John had named his first-born son for that German, because the young lieutenant had no children of his own. The tradition and the story that went with it had continued down the generations, joining that of Sean O’Harrigan. Siegfried’s people remembered their debts of honor.
Siegfried O’Harrigan’s name was at violent odds with his appearance. He was neither blond and tall, nor short and red-haired—and in fact, he was not Caucasian at all.
In this much, he matched the colonists of Bachman’s World, most of whom were of East Indian and Pakistani descent. In every other way, he was totally unlike them.
He had been in the military for most of his life, and had planned to stay in. He was happy in uniform, and for many of the colonists here, that was a totally foreign concept.
Both of those stories of his ancestors were in his mind as he stood, travel-weary and yet excited, before a massive piece of the machinery of war, a glorious hulk of purpose-built design. It was larger than a good many of the buildings of this far-off colony at the edges of human space.

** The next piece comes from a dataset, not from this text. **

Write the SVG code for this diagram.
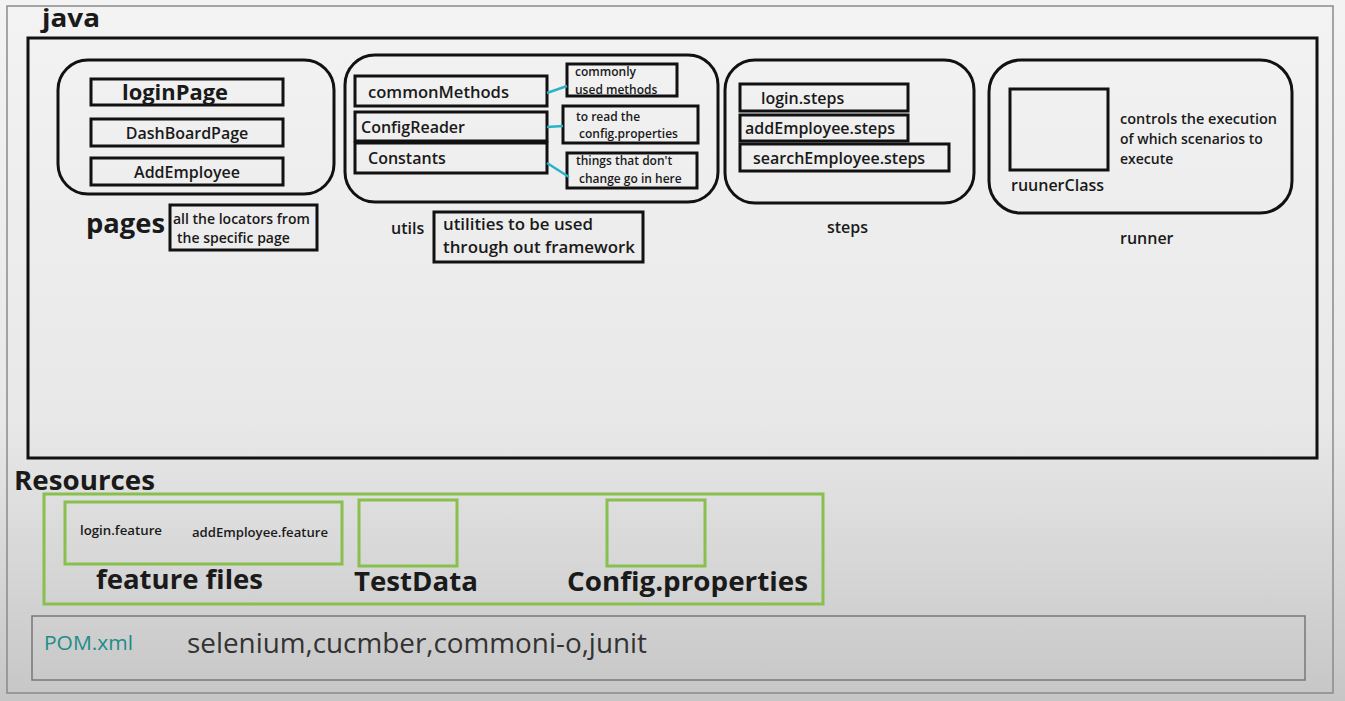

Bachman’s World. A poor colony known only for its single export of a medicinal desert plant, it was not a place likely to attract a tourist trade. Those who came here left because life was even harder in the slums of Calcutta, or the perpetually typhoon-swept mud-flats of Bangladesh. They were farmers, who grew vast acreages of the “saje” for export, and irrigated just enough land to feed themselves. A hot, dry wind blew sand into the tight curls of his hair and stirred the short sleeves of his desert-khaki uniform. It occurred to him that he could not have chosen a more appropriate setting for what was likely to prove a life-long exile, considering his hobby—his obsession. And yet, it was an exile he had chosen willingly, even eagerly.
This behemoth, this juggernaut, this mountain of gleaming metal, was a Bolo. Now, it was his Bolo, his partner. A partner whose workings he knew intimately . . . and whose thought processes suited his so perfectly that there might not be a similar match in all the Galaxy.
RML-1138. Outmoded now, and facing retirement—which, for a Bolo, meant deactivation.
Extinction, in other words. Bolos were more than “super-tanks,” more than war machines, for they were inhabited by some of the finest AIs in human space. When a Bolo was “retired,” so was the AI. Permanently.
There were those, even now, who were lobbying for AI rights, who equated deactivation with murder. They were opposed by any number of special-interest groups, beginning with religionists, who objected to the notion than anything housed in a “body” of electronic circuitry could be considered “human” enough to “murder.” No matter which side won, nothing would occur soon enough to save this particular Bolo.